Every year the number of rich and the level of their wealth increases at a more rapid pace than global economic growth more broadly.
Privatization in emerging markets, the technology boom along with the money that created, the growth of the financial industry and – until recently – increased commodity prices have all increased the wealth of existing billionaires, while also creating a new class of wealthy individuals in emerging markets.
At first sight, this trend looks entirely negative. However, this new generation of wealthy individuals is different from those who came before them. For one thing, in the past two decade, more and more of them are now self-made billionaires. And more importantly, they seem keen to invest larger amounts of their capital in social projects than has been the case in the past.
More self-made rich than ever before
It could be argued that when wealth inequality increases, there is less room for self-made entrepreneurs, and economies will mostly consist of generational family businesses.
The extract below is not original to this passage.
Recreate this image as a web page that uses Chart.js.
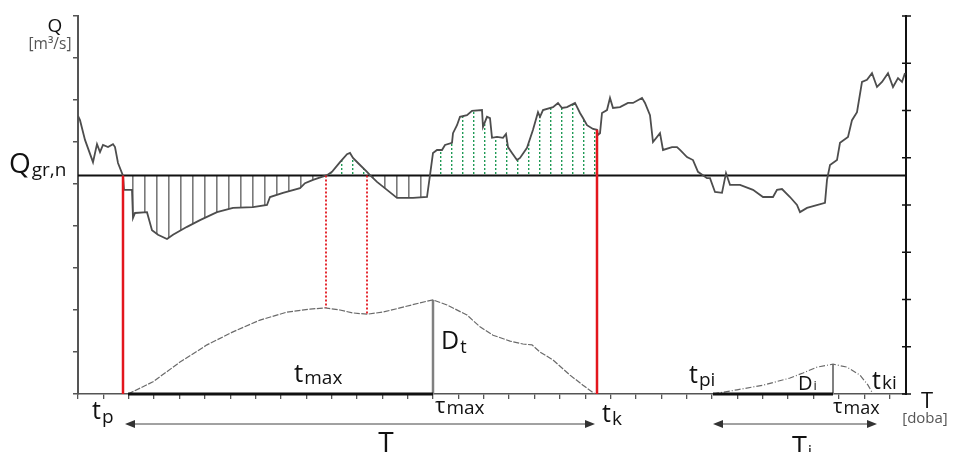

However, our recent analysis shows that the proportion of self-made billionaires has increased in the past 20 years from one-half to two-thirds of the world’s billionaires. How do we account for such a shift? One explanation is that today, talented entrepreneurs are able to make far more money than they did in the past, when many of the spots in the lists of most wealthy individuals were reserved for heirs to large fortunes.
Preliminary research suggests that, in most cases, increasing numbers of “new rich” boosts the global economy, largely thanks to the technologic advances, efficient business models and innovations that have made these people wealthy in the first place. Not only does it tend to lead to broader gains, but to many it would seem a fairer source of wealth compared to those who simply inherit their fortunes and continue to pass it on to the generations that follow.
When wealthy people give back
Throughout time, many wealthy families have at least tried to give something back. Take the example of the Rockefeller Foundation, which was founded by the billionaire family in 1913. A couple of decades later, the director of the foundation’s Division of Medicine and Public Health receive the Nobel Prize in Medicine, in recognition of the work he and the foundation had done in research on yellow fever.
Today, more and more extremely wealthy people are accepting that because of their position of privilege, they have a duty to give back to society. Just 20 years ago, only two of the 10 richest people in the world – Warren Buffet and Bill Gates – had committed to using most of their wealth for social causes.
Now, many more have taken the same step. Take the example of the Giving Pledge, where extremely rich individuals commit to give the majority of their wealth to philanthropic causes. When it was founded in 2010, 40 people joined, with combined assets worth more than $125 billion. Today, you’ll see 142 names on that list, worth a combination of $732 billion. That’s nearly 1% of global GDP and 10% of the wealth owned by billionaires.
We seem to be seeing a new generation of wealthy people who are achieving success – and fortune – at a much younger age, and are deciding to use that to leave a positive and lasting impact on the world. And unlike in the past, they’re not waiting until they’re gone to start doing that.
Global rates of inequality are not something to ignore. Not only is it unfair, but research suggests its bad for growth. As the Forum wrote back in 2014, figuring out how to tackle rising inequality is one of the key challenges of our time.
A new generation of self-made billionaires is starting to see that they too have a role to play in dealing with this challenge.